La storia di Ponte a Egola, nella seconda metà dell’Ottocento, emerge, come diaristica, dalle “Memorie storiche” di Enrico Giomi, nato nel 1846, nella frazione di Tognarino. “Mi accingo ad esporre - così scrive l’autore nella prefazione al suo libro una breve narrazione di ciò che il popolo del Ponte a Evola operò nell’ultima metà del secolo, non tanto per costruirsi la nuova chiesa, come pure per migliorare la sua posizione morale, poiché quella materiale era già molto migliorata col mezzo della sua industria e del suo commercio”. Industria e commercio che nacquero e si svilupparono nel borgo già esistente in età napoleonica (1808), ma cresciuto fra le Fornaci e il ponte sul torrente, dalla metà dell’Ottocento. [ndr.]

La costruzione della chiesa e la nascente industria conciaria, sono al centro di queste “Memorie” pubblicate in edizione privata, per gentile concessione delle nipoti Zola, Neva e Fresa Giorni. Il volume intitolato “Una piccola guerra tra Ponte a Egola e Cigoli” evidenzia le lotte religiose sociali e politiche che si scatenarono fra questi due centri del comune di S. Miniato. Lotte per lo più incruente ma dense di scontri politici e sociali. Gli abitanti del castello di Cigoli temevano, con la costruzione della nuova chiesa al Ponte a Evola, di perdere quei privilegi di traffici e di interessi: processioni, matrimoni, battesimi, feste, che la presenza di una chiesa attirava e faceva crescere.

Si assiste così, come in un romanzo, ad una serie infinita di astuzie, scontri fra gerarchie ecclesiastiche e potere politico, perché intanto il Ponte a Egola era diventato, in relazione ai tempi, un centro economico importante con una discreta popolazione di 1145 bocche, ed era sede di una sezione elettorale sulla quale gravitavano Montebicchicri, Stibbio, S. Romano, Romaiano.

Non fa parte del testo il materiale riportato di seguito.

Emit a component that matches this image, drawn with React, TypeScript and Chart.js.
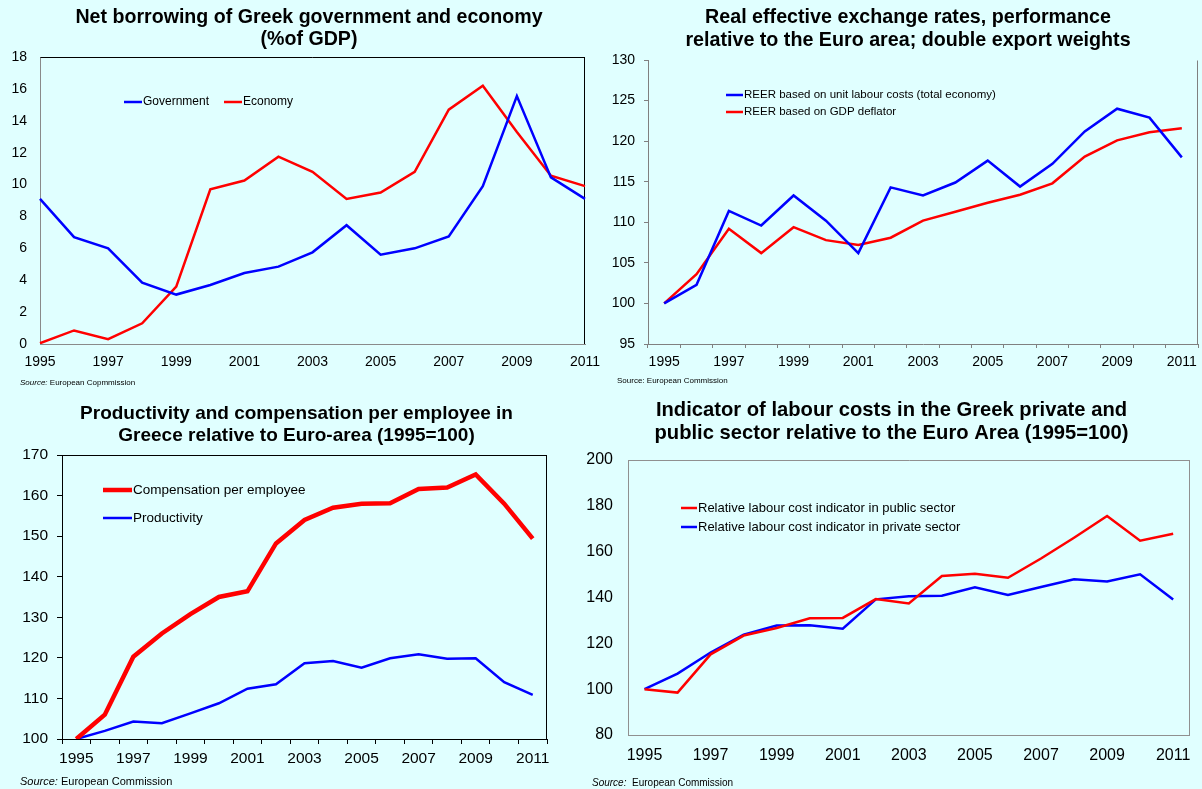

Così il nobile Guglielmo dei Pazzi, il conte Guicciardini e il barone Giorgio Sonnino, si trovarono impegnati in quello che oggi si può definire un duello politico basato sul voto di scambio: un impegno per intercedere presso l’autorità regia al fine di ottenere facilitazioni per la costruzione della chiesa in cambio di voti, preziosi ieri più di oggi, vista allora, la ristretta base dell’elettorato, tutta basata sul censo. Ma oltre il dato politico, la lettura di queste “Memorie” testimonia una fase storica di decadenza dei borghi sui colli, e la crescente importanza economico sociale dei paesi a valle. Si assiste alla nascente industrializzazione di una zona e si ha una chiave di lettura di come da un popolo di vetturali e di barrocciai si sia giunti ad un ceto imprenditoriale agguerrito e competitivo su scala mondiale.

Le famiglie Giomi, Matteucci, Marianelli, Dani e Rossi, che si operarono per la costruzione della chiesa sono le stesse che troviamo fra i pionieri delle prime concerie. Risalgono a quegli anni anche i conflitti e le incomprensioni fra Ponte a Egola e S. Miniato che Giomi qualche volta enfantizza e altre cerca di comprendere e giustificare. Ma l’aspetto più interessante di questo libro che qui vogliamo solo accennare per non togliere il gusto della scoperta a chi lo dovesse leggere, è l’incalzare degli avvenimenti che attraverso episodi del quotidiano fa rivivere, a distanza di oltre un secolo quella atmosfera e quei sentimenti. Riemergono usi e costumi, vizi e virtù, superstizioni e ingenuità, che ancora oggi si possono riconoscere come caratteristici della gente del Ponte a Egola non tanto per nascita ma per precise circostanze storiche.